Factors such as power consumption and challenges associated with scaling limitations have cut into the transistor growth rates of some IC products during the last 10-15 years. For example, DRAM transistor counts were increasing at the average rate of about 45% per year through the early 2000s but slowed to about 20% through the 16Gb generation that appeared in 2016. Samsung began volume production with single-chip 16Gb DRAM devices near the end of 2016. One year earlier Samsung initiated volume production of 12Gb DRAM chips, and 8Gb devices one year before that. The DDR5 standard still being finalized by JEDEC includes monolithic 24Gb, 32Gb, and 64Gb devices.
Annual growth in flash memory densities remained at 55-60% per year through about 2012 but has since been around 30-35% per year. For conventional 2D planar NAND flash, the highest density on a single die available in January 2020 was 128Gb. The maximum density for a 3D NAND chip is currently 1.33Tb for a 96-layer quad-level-cell (QLC) device. QLC combined with new 96-layer technology should enable 3D NAND to reach 1.5Tb density in 2020 with 128-layer technology leading to 2Tb chips.
Transistor counts in Intel’s PC microprocessors grew approximately 40% per year through 2010, but the rate dropped to half that in the years following. Transistor count increases for the company’s server MPUs paused in the mid- to late-2000s but then started growing again at the rate of about 25% per year. Intel stopped revealing details of transistor counts in 2017.

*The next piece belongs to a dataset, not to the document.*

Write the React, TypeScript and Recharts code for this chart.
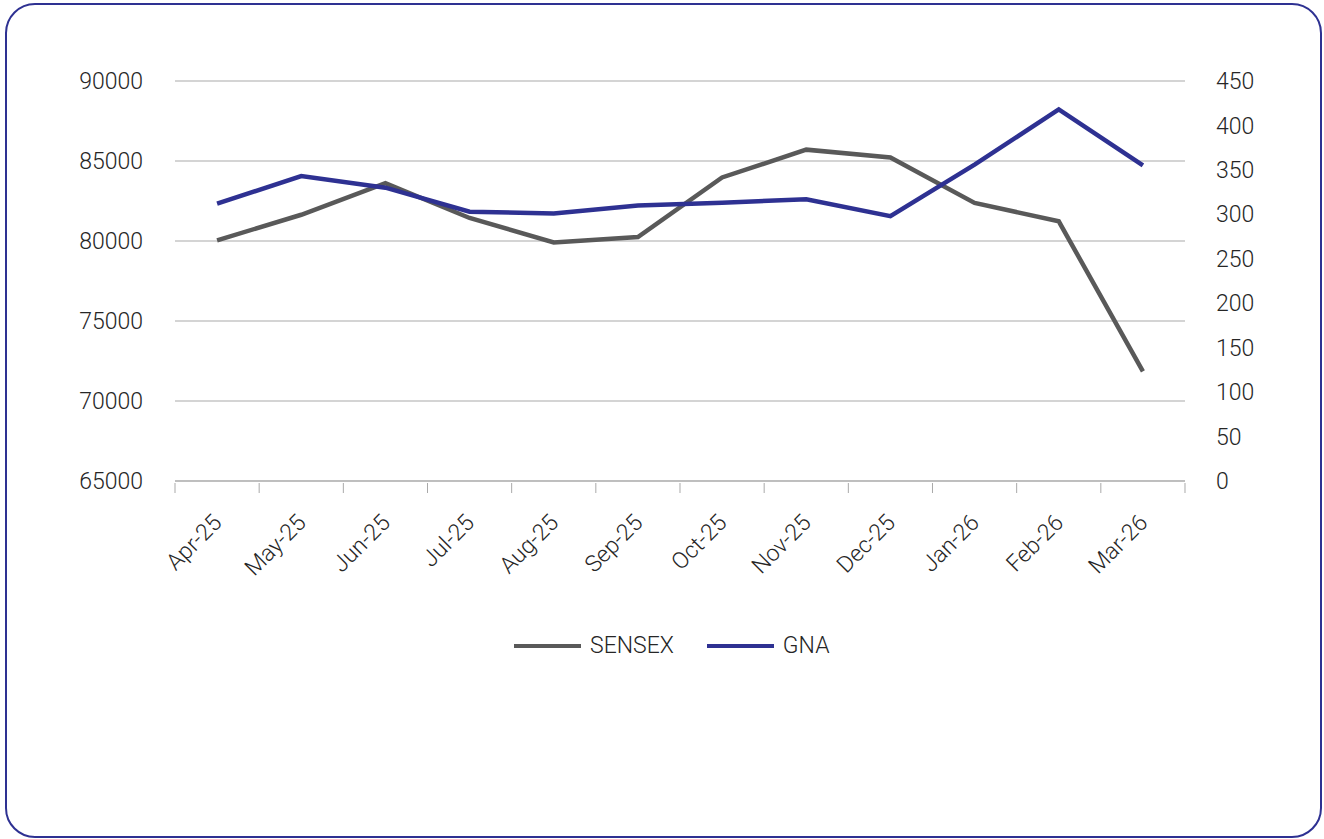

Transistor counts for Apple’s A series application processors used in its iPhones and iPads have increased at the annual rate of 43% since 2013. That rate includes as the most recent endpoint the A13 processor, with its 8.5 billion transistors. In the first half of 2020, Apple is expected to unveil an iPad Pro based on a new A13X processor.
High-end GPUs from Nvidia have incredibly high transistor counts. Unlike microprocessors, GPUs and their highly parallel structure do not contain a significant amount of cache memory. Some of the latest GPUs from Nvidia are neural network processing units (NPUs) designed specifically for AI and machine learning.
The powerful drive of the IC industry to innovate its way over and around technology barriers can never be underestimated, but there are some very dramatic shifts underway regarding how ICs are designed and manufactured. Though some roadblocks standing in the way of progress toward future generations look more like high walls than hurdles, Moore’s Law continues to hold for the total IC industry.